World Bank raises growth forecast for Vietnam to 6.2 pct, warns of rising debt

Thanh Nien News

Email Print

Workers arrange steel structures at a construction site of an office building in Hanoi. Photo: Reuters Workers arrange steel structures at a construction site of an office building in Hanoi. Photo: Reuters


With further recovery in domestic demand boosting private consumption and investment growth, Vietnam's gross domestic product will grow 6.2 percent this year, the World Bank has said. 
The new estimate was up from a forecast of 6 percent in the Washington-based lender's economic outlook report released in April.
In its October economic update on the developing East Asia and Pacific region, the institution also raised its growth forecast for Vietnam to 6.3 percent next year, from 6.2 percent previously, saying that the growth will be likely the same in 2017.
Strong performance in the export sector is another factor that makes Vietnam's growth conditions the "most buoyant" among ASEAN economies, along with the Philippines, it said.
Vietnam's export volumes have almost doubled since 2010, an outstanding growth among its peers, according to the report.
Downside risks
A chart shows Vietnam outperforms other East Asia Pacific economies China, India, Malaysia, the Philippines and Thailand in terms of export growth.

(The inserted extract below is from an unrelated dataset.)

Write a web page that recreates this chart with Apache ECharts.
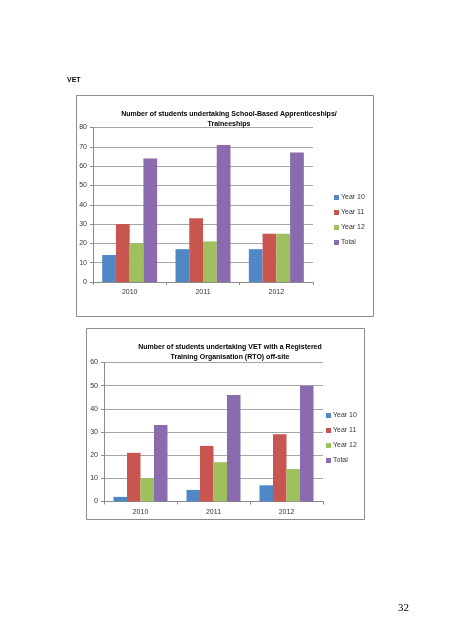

Source: World Bank.
The World Bank warned that the country's outlook, though positive, is subject to significant downside risks, both external and domestic.
As global growth remains sluggish with uncertain outlook, Vietnam will see implications through its significant trade linkages, while rural household income and consumption may be adversely affected by weak global prices of rice and other farm products, it said.
After a surplus of US$2.1 billion entire last year, Vietnam's trade saw deficits of US$3.5 billion in the January-July period this year.
The country's domestic downside risks come from its "persistent" fiscal imbalances which are a concern especially when considering its rising public debt, according to the report.
Compared to Thailand, where public debt remained moderate at 30.1 percent of GDP last year, Vietnam's public debt-to-GDP ratio soared up to 59 percent in the same year from 47 percent in 2009, the report said, noting the rise was particularly strong in short-term domestic debt.
Although Vietnam's public debt levels are still within the sustainability limits, its debt servicing costs are beginning to cut into fiscal space and risk crowding out more productive spending, it said.
The institution also pointed out mixed progress on structural reforms in Vietnam, especially those related to state-owned enterprises and banking sector, both deemed important in boosting the economy's growth.
It said the equitization of state businesses has slowed down this year, while the mergers and acquisitions of commercial banks have accelerated.
However, the resolution of bad debts within the banking sector remains a concern.
The lender said the Vietnam Asset Management Company's efforts continue to be hampered by the lack of financial sources, weak professional capacity and the absence of adequate enabling legal framework.
A credible medium-term fiscal consolidation plan together with comprehensive structural reforms to strengthen the finances of the state-owned enterprises and banking sector would remain crucial to ward off pressures on public debt and boost private sector confidence, the World Bank said.

Since it was founded in 2013, the asset management company has bought more than VND200 trillion ($8.9 billion) worth of bad debts, the company reported on Monday.